As the seminar grappled with these issues, speakers argued that the problem could be avoided if tests and exams were used for one purpose alone, namely to identify what pupils have learned, rather than being used as an accountability measure for individual schools and the education system as a whole.

Or, as Anastasia de Waal, from the Civitas think-tank, put it: "We need to sever national accountability from the assessment of individual performance."

'Teaching to the best'

This argument goes to the heart of the current row over the national curriculum tests, or SATs, for 11 year-olds.

It is precisely because they are not only an assessment of individuals, but also high stakes tests used to rank schools, that we now have drilling, or "teaching to the test", which shapes the nature of learning.

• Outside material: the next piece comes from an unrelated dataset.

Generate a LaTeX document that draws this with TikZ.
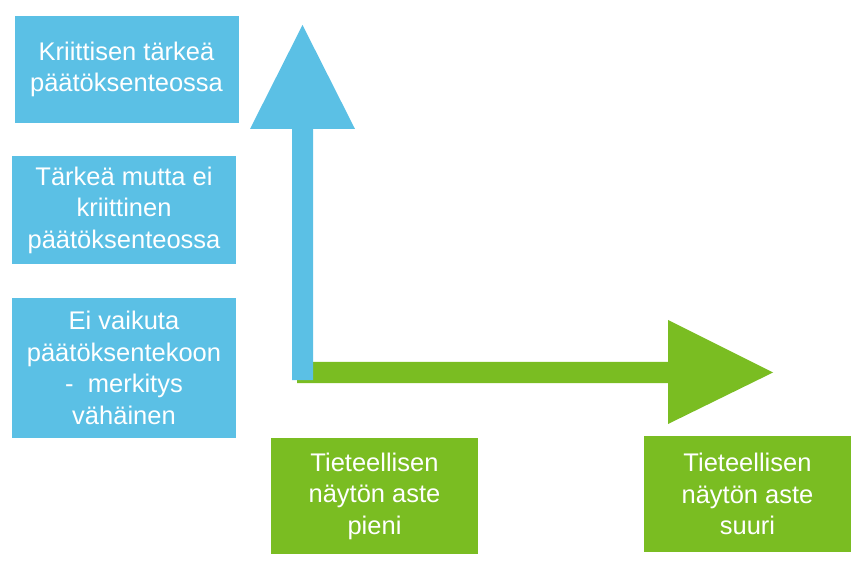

So, to avoid this interference with teaching and learning, do we have to sacrifice all attempts to measure national standards?

That would be wrong as governments, and voters, need ways of measuring how well school policies are working.

Fortunately, there is another way. A small sample of students, from a representative sample of schools, could be given the same reading or maths test each year.

This would show how standards are changing over time without either constricting curriculum development or leading to the high stakes environment that changes teaching behaviour.

This sort of testing used to happen in England but it was abandoned decades ago.

There is another, perhaps even more useful way of gauging the health of the school system. That is to compare our standards with other countries.

A couple of big organisations already produce such comparative surveys, by setting tests for a representative sample of pupils in each country.

Of course, no one international study gives a definitive answer, as they measure different things. Some assess factual knowledge, while others focus on applied learning.

But they do provide benchmarks for measuring individual countries' performances.

So, instead of the big furore each year over A-levels, Highers, and GCSEs we should perhaps give more attention to the big international studies.

That would leave school exams and tests to focus on assessing what pupils know rather than being used, inappropriately, as a political football.